Carnivore-specific SINEs (Can-SINEs): distribution, evolution, and genomic impact

Abstract

Short interspersed nuclear elements (SINEs) are a type of class 1 transposable element (retrotransposon) with features that allow investigators to resolve evolutionary relationships between populations and species while providing insight into genome composition and function. Characterization of a Carnivora-specific SINE family, Can-SINEs, has, has aided comparative genomic studies by providing rare genomic changes, and neutral sequence variants often needed to resolve difficult evolutionary questions. In addition, Can-SINEs constitute a significant source of functional diversity with Carnivora. Publication of the whole-genome sequence of domestic dog, domestic cat, and giant panda serves as a valuable resource in comparative genomic inferences gleaned from Can-SINEs. In anticipation of forthcoming studies bolstered by new genomic data, this review describes the discovery and characterization of Can-SINE motifs as well as describes composition, distribution, and effect on genome function. As the contribution of noncoding sequences to genomic diversity becomes more apparent, SINEs and other transposable elements will play an increasingly large role in mammalian comparative genomics.

Figure 1

Alignment and minimum evolution phylogeny of Repbase Can-SINE voucher sequences.
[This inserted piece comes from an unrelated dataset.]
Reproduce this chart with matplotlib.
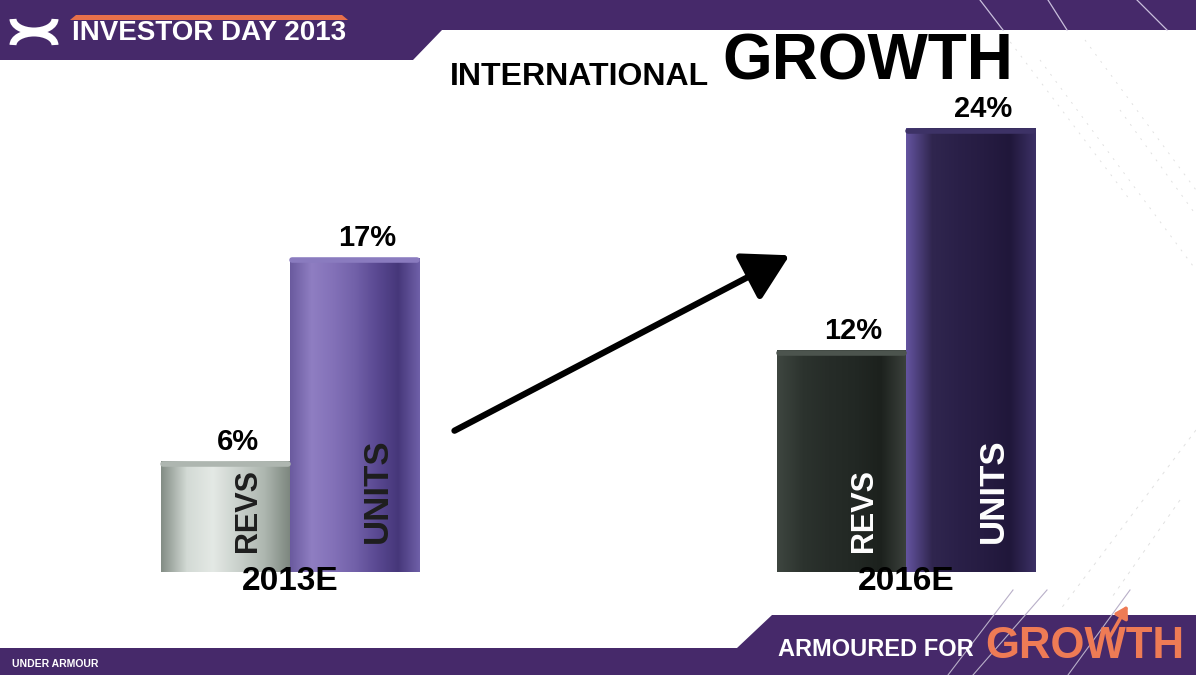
import numpy as np
import matplotlib.pyplot as plt
from matplotlib.colors import LinearSegmentedColormap
from matplotlib.patches import Polygon, Arc, FancyArrowPatch

# values
years = ['2013E', '2016E']
series = ['REVS', 'UNITS']
revs = [6, 12]
units = [17, 24]

purple = '#46296a'
orange = '#ee7b55'

plt.rcParams['font.family'] = ['Liberation Sans', 'DejaVu Sans']

W, H = 1196, 675
fig = plt.figure(figsize=(W / 100, H / 100), dpi=100)

# slide furniture, drawn in pixel units
deco = fig.add_axes([0, 0, 1, 1])
deco.set_xlim(0, W)
deco.set_ylim(H, 0)
deco.axis('off')

deco.add_patch(Polygon([(0, 0), (W, 0), (W, 30), (442, 30), (413, 60), (0, 60)],
                       closed=True, color=purple, lw=0))
deco.add_patch(Polygon([(0, H), (W, H), (W, 615), (772, 615), (737, 648), (0, 648)],
                       closed=True, color=purple, lw=0))
# orange stripe over the header
deco.add_patch(Polygon([(76, 15), (342, 15), (348, 20), (70, 20)], closed=True,
                       color='#e8704a', lw=0))

# rough UA logo
deco.add_patch(Arc((34, 19), 42, 24, theta1=0, theta2=180, color='white', lw=5))
deco.add_patch(Arc((34, 45), 42, 24, theta1=180, theta2=360, color='white', lw=5))

deco.text(72, 33, 'INVESTOR DAY 2013', color='white', fontsize=20,
          fontweight='bold', va='center', ha='left')

# title
deco.text(450, 85, 'INTERNATIONAL', fontsize=23, fontweight='bold', va='baseline')
deco.text(722, 79, 'GROWTH', fontsize=46, fontweight='bold', va='baseline')

# footer
deco.text(12, 664, 'UNDER ARMOUR', color='white', fontsize=7.5,
          fontweight='bold', va='center')
deco.text(778, 650, 'ARMOURED FOR', color='white', fontsize=17,
          fontweight='bold', va='center')
deco.text(985, 646, 'GROWTH', color=orange, fontsize=31.5,
          fontweight='bold', va='center')
deco.add_patch(FancyArrowPatch((1108, 640), (1129, 603), color=orange, lw=2.5,
                               arrowstyle='-|>,head_length=0.5,head_width=0.3',
                               mutation_scale=14))

# thin diagonal streaks
for a, b in [((980, 0), (1003, 30)), ((1048, 0), (1067, 30)), ((1137, 0), (1167, 30))]:
    deco.plot([a[0], b[0]], [a[1], b[1]], color='#c9bfdc', lw=0.9)
for a, b in [((1013, 590), (948, 675)), ((1047, 590), (973, 675)), ((1130, 590), (1068, 675))]:
    deco.plot([a[0], b[0]], [a[1], b[1]], color='#b8afc8', lw=0.8)
for a, b in [((1040, 60), (1196, 270)), ((1085, 40), (1196, 190)),
             ((1120, 110), (1196, 215)), ((1005, 35), (1130, 200))]:
    deco.plot([a[0], b[0]], [a[1], b[1]], color='#888888', lw=0.7, alpha=0.25,
              ls=(0, (2, 7)))
for a, b in [((1196, 430), (1060, 610)), ((1180, 500), (1110, 600))]:
    deco.plot([a[0], b[0]], [a[1], b[1]], color='#888888', lw=0.7, alpha=0.25,
              ls=(0, (3, 6)))

# growth arrow
deco.add_patch(FancyArrowPatch((452, 432), (792, 254), color='black', lw=4.5,
                               arrowstyle='-|>,head_length=1.4,head_width=0.8',
                               mutation_scale=20))

# the bars
ax = fig.add_axes([0, 0, 1, 1])
ax.patch.set_alpha(0)
ax.axis('off')

x = np.arange(len(years))
w = 0.21
rev_bars = ax.bar(x - w / 2, revs, w, color='#999999', lw=0, zorder=2)
unit_bars = ax.bar(x + w / 2, units, w, color='#555555', lw=0, zorder=2)

shades = [
    ['#838d85', '#d3dad5', '#e4e9e5', '#c9d0cb', '#adb6af', '#7b857d'],
    ['#3e4640', '#2c332e', '#262c28', '#222824', '#1c211d', '#3c423d'],
    ['#6a5a9e', '#8f7ec2', '#8371b8', '#7261a9', '#5a4992', '#46377a', '#6f60a8'],
    ['#6454a0', '#30264f', '#2a2048', '#261c42', '#20173a', '#3c3166'],
]
caps = ['#aeb6b0', '#4c544e', '#8a7bbf', '#3d3266']


def shade(rect, cols, cap):
    cmap = LinearSegmentedColormap.from_list('bar', cols)
    x0, h, bw = rect.get_x(), rect.get_height(), rect.get_width()
    im = ax.imshow(np.linspace(0, 1, 256)[None, :], cmap=cmap, aspect='auto',
                   extent=(x0, x0 + bw, 0, h), zorder=2.1)
    im.set_clip_path(rect)
    ax.plot([x0 + 0.004, x0 + bw - 0.004], [h - 0.15, h - 0.15], color=cap,
            lw=4, solid_capstyle='round', zorder=2.2)


for rect, cols, cap in zip(list(rev_bars) + list(unit_bars), shades, caps):
    shade(rect, cols, cap)

txt_cols = [['#1e1e1e', 'white'], ['#1e1e1e', 'white']]
txt_size = [22, 25]
txt_base = [1.1, 1.55]
for i in range(len(years)):
    for j, (name, vals) in enumerate(zip(series, [revs, units])):
        cx = x[i] + (j - 0.5) * w
        ax.text(cx + 0.02, vals[i] + 0.6, f'{vals[i]}%', ha='center', va='baseline',
                fontsize=21, fontweight='bold', zorder=3)
        ax.text(cx + 0.037, txt_base[j], name, rotation=90, ha='center', va='bottom',
                fontsize=txt_size[j], fontweight='bold', color=txt_cols[j][i], zorder=3)
    ax.text(x[i], -0.5, years[i], ha='center', va='center', fontsize=24,
            fontweight='bold', zorder=3)

ax.set_xlim(-290 / 616, (W - 290) / 616)
ax.set_ylim(-(H - 572) / 18.5, 572 / 18.5)

fig.savefig('out.png', dpi=100)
All Can-SINE vouchers begin with the designation “SINEC,” followed by species of first discovery where “Fc” = Felis catus, “CF” = Canis familiaris, “Ame” = Ailuropoda melanoleuca, and “Pv” = Phoca vitulina. (A) The initial global alignment of lysine-tRNA derived segments was estimated using the Geneious alignment module (Drummond et al. 2010) and refined by hand. Lines indicate RNA polymerase III promoter boxes A and B. (B) The neighbor-joining clustering algorithm was used to estimate phylogeny with the Tamura–Nei distance model, and branch support approximated using 1000 bootstrap replications. Feliform SINEs form a distinct clade.

Figure 2

Retrotransposition of mammalian SINE insertions. (A) The master SINE copy is transcribed by RNA polymerase III. (B) LINE-derived enzyme nicks a chromosome strand at the motif AATTTT. (C) The poly-A tail of a transcribed SINE binds to the free TTTT and acts as a primer for LINE-derived reverse transcriptase. A nick on the opposite strand frees the complementary target site duplication sequence. (D) Reverse transcriptase synthesizes complementary strands. (E) A new SINE insertion with characteristic target site duplications. Adapted from (Cordaux and Batzer 2009). (This figure appears in color in the online version of Journal of Heredity.)